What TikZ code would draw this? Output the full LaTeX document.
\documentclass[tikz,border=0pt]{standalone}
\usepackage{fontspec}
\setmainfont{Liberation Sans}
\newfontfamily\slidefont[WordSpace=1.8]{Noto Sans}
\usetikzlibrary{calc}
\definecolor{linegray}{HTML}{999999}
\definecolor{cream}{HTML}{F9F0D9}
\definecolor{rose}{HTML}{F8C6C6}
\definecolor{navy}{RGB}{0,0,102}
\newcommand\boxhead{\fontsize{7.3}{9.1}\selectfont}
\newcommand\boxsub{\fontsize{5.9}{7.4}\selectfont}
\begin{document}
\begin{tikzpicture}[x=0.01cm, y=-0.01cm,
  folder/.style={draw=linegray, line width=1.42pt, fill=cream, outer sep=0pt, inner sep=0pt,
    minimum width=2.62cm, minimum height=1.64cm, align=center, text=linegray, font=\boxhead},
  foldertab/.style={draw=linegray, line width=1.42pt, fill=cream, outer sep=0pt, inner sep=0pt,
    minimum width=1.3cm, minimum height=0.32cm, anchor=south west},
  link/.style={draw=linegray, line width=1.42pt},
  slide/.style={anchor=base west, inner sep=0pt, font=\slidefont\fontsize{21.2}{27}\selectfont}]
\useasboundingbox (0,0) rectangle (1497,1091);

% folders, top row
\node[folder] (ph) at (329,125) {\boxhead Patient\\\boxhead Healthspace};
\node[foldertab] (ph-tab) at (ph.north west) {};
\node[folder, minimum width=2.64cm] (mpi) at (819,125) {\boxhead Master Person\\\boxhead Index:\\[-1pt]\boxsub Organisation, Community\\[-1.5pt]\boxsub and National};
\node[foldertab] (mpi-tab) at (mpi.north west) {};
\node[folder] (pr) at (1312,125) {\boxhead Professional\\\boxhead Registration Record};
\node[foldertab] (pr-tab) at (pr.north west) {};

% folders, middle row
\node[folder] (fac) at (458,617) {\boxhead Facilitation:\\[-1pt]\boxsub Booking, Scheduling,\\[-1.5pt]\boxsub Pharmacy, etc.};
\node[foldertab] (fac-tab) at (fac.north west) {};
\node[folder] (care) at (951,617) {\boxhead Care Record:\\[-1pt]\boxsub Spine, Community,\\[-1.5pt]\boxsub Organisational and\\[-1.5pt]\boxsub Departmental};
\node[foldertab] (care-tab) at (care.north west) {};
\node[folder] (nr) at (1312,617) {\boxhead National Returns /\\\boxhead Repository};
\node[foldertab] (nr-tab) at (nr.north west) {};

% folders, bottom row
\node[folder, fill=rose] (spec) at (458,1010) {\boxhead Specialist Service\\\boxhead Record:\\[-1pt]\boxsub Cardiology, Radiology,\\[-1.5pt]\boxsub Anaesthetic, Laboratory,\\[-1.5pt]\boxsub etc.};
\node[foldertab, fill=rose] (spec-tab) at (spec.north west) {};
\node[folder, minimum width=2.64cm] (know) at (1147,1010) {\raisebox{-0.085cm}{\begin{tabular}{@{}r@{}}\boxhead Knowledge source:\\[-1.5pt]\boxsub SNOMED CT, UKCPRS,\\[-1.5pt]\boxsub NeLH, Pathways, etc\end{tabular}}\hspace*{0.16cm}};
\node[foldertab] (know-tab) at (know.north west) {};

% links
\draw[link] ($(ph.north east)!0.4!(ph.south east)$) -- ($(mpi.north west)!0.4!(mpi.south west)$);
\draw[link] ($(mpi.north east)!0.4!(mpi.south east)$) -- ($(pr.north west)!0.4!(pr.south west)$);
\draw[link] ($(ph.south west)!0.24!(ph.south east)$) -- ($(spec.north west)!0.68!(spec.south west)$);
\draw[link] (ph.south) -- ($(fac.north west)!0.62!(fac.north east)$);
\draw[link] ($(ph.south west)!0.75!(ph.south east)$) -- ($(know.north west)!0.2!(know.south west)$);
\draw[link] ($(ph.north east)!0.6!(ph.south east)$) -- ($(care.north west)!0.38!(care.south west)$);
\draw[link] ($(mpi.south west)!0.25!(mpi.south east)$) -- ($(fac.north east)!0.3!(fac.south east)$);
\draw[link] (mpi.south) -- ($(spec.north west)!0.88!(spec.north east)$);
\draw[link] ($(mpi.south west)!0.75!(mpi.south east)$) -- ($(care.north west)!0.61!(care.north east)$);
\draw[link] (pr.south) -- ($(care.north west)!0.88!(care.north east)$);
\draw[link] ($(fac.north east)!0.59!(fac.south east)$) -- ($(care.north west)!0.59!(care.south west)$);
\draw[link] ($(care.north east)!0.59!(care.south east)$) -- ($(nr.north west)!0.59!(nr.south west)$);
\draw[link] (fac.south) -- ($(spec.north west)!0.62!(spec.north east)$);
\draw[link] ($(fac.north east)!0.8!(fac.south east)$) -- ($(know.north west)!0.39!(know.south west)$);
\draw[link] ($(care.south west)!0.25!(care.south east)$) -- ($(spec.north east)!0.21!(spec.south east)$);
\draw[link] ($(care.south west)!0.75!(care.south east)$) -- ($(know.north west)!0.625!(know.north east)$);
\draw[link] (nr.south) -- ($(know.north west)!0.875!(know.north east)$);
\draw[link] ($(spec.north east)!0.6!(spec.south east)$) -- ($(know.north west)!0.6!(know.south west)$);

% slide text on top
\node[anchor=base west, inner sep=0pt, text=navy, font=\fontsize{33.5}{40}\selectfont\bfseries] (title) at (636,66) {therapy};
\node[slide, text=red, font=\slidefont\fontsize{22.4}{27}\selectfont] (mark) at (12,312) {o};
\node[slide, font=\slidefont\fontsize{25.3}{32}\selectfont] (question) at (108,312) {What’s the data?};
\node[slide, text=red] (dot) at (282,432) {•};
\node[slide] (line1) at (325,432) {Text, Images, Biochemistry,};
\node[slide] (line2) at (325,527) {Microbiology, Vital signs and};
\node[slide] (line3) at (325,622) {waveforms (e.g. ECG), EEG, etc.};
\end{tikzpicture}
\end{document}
•••
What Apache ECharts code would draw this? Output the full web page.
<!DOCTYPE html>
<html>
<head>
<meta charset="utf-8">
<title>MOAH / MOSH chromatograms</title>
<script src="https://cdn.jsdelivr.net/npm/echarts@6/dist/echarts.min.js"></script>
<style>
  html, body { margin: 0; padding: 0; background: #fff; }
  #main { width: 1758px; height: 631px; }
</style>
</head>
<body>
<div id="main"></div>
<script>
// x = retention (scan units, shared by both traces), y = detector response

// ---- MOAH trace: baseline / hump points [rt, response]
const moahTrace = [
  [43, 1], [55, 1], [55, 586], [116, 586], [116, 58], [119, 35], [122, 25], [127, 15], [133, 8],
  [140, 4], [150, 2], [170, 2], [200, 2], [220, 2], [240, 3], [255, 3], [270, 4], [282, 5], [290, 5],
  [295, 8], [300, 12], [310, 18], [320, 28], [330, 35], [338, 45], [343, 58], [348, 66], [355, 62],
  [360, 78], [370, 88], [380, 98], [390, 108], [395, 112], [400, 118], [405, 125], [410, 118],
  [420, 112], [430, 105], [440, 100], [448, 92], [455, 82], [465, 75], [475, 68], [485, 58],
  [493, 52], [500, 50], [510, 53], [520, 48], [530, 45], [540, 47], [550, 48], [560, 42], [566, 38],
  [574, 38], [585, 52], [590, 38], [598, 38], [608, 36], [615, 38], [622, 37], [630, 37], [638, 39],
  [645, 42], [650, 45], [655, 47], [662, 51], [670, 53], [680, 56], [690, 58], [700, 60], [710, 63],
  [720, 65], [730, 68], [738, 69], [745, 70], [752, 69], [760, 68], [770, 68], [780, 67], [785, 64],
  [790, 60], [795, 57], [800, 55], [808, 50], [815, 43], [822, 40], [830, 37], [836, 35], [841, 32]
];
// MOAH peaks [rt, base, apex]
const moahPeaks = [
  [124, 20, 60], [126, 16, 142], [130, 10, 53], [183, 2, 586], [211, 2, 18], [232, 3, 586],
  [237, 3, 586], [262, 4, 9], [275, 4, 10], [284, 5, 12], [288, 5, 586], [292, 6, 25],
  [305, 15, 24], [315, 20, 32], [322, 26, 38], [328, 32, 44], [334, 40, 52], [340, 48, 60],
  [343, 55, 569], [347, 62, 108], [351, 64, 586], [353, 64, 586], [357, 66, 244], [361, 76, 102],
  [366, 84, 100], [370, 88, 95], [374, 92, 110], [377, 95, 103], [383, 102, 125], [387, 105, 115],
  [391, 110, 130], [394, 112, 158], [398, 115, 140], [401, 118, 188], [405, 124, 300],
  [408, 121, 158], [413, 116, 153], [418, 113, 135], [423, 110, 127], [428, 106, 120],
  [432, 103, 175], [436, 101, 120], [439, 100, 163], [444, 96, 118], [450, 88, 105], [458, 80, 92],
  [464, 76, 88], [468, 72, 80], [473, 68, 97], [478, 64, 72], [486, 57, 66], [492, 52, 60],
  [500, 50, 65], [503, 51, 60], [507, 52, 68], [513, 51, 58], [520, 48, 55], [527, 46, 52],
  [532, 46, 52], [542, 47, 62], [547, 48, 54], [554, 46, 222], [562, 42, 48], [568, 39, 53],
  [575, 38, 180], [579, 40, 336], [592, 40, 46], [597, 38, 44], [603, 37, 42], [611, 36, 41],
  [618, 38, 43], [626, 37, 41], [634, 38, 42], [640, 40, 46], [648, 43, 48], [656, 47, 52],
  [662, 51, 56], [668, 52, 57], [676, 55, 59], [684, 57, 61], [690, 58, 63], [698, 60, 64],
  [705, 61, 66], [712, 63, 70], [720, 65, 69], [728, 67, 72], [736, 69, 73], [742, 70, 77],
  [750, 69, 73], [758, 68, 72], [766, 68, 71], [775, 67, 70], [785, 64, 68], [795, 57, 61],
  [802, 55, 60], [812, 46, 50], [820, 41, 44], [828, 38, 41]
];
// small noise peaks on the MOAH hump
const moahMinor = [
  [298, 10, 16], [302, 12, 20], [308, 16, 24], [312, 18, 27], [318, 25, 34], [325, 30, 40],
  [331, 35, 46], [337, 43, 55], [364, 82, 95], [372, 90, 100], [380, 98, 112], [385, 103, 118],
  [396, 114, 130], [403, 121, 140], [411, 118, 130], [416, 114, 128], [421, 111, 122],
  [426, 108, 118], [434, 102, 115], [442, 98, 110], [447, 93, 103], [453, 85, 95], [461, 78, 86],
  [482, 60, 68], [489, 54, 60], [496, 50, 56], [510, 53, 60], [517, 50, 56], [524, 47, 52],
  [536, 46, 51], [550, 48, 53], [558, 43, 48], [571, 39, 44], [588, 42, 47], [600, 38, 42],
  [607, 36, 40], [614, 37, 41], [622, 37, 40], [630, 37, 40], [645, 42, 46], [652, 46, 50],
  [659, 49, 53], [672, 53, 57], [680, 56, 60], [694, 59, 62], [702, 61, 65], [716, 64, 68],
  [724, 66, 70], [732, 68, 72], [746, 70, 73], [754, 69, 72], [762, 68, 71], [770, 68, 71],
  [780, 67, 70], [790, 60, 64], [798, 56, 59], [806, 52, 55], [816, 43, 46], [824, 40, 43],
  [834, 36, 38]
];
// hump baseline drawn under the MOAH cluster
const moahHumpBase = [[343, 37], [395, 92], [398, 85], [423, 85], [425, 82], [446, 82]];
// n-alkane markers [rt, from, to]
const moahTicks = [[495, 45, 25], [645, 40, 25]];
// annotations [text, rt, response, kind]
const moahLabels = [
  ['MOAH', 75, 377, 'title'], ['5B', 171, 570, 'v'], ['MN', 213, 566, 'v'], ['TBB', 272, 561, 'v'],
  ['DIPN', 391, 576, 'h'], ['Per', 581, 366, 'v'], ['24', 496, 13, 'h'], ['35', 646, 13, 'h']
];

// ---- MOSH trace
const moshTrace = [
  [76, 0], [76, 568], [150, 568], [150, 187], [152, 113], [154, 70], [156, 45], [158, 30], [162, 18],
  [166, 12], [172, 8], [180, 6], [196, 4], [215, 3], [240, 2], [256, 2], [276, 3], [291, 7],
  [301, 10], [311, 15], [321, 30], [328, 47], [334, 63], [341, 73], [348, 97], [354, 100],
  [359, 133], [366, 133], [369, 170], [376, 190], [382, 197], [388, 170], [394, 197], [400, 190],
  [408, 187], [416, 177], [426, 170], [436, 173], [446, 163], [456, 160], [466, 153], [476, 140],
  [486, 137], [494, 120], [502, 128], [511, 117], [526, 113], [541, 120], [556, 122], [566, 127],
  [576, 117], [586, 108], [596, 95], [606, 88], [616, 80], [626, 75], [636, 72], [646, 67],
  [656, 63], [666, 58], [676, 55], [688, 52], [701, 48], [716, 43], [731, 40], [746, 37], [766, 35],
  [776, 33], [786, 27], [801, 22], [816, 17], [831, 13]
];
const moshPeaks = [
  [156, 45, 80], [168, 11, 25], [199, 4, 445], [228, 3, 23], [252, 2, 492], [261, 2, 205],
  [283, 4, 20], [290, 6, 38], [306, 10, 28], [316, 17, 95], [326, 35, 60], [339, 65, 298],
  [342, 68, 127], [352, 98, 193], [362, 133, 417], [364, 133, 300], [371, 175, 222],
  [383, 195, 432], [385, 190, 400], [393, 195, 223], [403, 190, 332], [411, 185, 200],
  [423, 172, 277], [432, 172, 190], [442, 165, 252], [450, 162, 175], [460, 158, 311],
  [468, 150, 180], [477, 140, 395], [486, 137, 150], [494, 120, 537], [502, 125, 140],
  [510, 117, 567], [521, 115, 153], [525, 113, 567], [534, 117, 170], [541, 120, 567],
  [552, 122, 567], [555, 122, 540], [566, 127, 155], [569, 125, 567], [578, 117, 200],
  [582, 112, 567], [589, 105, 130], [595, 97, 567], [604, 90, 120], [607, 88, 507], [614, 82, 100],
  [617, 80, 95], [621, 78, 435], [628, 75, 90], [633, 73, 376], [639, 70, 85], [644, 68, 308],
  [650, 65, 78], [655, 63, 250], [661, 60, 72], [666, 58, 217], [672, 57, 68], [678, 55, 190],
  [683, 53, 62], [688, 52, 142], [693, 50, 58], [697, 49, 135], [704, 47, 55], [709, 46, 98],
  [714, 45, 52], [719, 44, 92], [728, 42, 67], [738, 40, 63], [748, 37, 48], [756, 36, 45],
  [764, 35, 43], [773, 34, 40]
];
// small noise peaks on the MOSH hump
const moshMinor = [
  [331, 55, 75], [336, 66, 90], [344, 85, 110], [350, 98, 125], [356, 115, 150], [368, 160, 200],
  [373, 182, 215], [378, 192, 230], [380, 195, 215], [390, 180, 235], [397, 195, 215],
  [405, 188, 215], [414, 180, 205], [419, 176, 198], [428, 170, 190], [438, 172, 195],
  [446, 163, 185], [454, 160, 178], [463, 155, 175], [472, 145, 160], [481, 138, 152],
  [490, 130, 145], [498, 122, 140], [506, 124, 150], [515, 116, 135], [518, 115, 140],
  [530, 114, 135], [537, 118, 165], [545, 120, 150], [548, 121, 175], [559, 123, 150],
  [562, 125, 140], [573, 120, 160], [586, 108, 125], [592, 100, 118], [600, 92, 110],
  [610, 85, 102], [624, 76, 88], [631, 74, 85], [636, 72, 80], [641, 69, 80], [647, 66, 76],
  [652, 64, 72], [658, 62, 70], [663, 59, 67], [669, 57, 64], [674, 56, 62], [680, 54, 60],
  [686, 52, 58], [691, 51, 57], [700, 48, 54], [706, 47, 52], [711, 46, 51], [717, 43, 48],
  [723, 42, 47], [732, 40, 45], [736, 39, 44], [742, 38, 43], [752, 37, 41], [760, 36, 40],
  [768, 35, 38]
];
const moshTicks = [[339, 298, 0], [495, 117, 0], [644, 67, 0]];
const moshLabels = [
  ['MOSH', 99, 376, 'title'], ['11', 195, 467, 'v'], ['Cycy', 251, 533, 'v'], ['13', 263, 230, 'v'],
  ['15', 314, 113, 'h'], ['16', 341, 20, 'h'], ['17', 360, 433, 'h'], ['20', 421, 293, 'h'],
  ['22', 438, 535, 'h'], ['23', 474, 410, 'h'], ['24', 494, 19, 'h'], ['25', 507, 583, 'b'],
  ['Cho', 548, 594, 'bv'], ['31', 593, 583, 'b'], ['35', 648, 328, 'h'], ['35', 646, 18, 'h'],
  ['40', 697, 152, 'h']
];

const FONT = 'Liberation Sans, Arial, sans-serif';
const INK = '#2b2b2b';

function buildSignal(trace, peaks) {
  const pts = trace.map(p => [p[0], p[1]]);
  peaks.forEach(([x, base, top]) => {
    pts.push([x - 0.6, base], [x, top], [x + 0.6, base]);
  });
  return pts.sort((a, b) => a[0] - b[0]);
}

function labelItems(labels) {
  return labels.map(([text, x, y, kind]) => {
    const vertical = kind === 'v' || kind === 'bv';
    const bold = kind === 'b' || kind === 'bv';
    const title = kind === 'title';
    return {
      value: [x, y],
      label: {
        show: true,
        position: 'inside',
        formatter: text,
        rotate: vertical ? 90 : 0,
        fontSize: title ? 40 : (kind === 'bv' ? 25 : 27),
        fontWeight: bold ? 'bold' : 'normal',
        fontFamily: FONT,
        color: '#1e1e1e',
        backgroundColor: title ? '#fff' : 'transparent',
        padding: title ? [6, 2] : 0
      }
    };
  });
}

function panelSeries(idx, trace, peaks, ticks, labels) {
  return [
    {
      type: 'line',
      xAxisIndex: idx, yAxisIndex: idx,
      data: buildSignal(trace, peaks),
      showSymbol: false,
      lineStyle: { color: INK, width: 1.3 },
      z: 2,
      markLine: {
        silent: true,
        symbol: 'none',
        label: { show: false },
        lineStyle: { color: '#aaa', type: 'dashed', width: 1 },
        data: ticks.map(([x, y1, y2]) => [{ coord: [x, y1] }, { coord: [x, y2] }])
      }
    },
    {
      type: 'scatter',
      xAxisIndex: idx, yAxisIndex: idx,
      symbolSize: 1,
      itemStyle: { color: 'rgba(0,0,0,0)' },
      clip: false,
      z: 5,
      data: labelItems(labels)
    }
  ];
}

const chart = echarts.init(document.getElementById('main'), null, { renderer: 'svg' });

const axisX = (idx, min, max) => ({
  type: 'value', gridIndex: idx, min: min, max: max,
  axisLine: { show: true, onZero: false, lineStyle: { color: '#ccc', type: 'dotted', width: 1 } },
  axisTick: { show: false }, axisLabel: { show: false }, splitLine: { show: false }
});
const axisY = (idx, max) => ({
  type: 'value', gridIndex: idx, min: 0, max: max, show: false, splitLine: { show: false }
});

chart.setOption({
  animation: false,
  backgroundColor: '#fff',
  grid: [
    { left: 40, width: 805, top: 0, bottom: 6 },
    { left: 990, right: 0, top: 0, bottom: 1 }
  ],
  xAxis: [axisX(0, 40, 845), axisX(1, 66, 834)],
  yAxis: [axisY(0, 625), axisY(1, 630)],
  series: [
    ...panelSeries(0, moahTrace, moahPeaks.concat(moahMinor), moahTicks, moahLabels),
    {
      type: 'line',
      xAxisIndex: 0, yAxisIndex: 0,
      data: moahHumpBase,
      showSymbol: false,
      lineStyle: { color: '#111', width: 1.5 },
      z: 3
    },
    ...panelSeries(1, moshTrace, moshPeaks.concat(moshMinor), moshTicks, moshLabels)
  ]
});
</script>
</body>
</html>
•••
= CHALLENGE =
From the records above, pick out and copy each line holding the word "Output".

= COMPLETED EXERCISE =
What TikZ code would draw this? Output the full LaTeX document.
What Apache ECharts code would draw this? Output the full web page.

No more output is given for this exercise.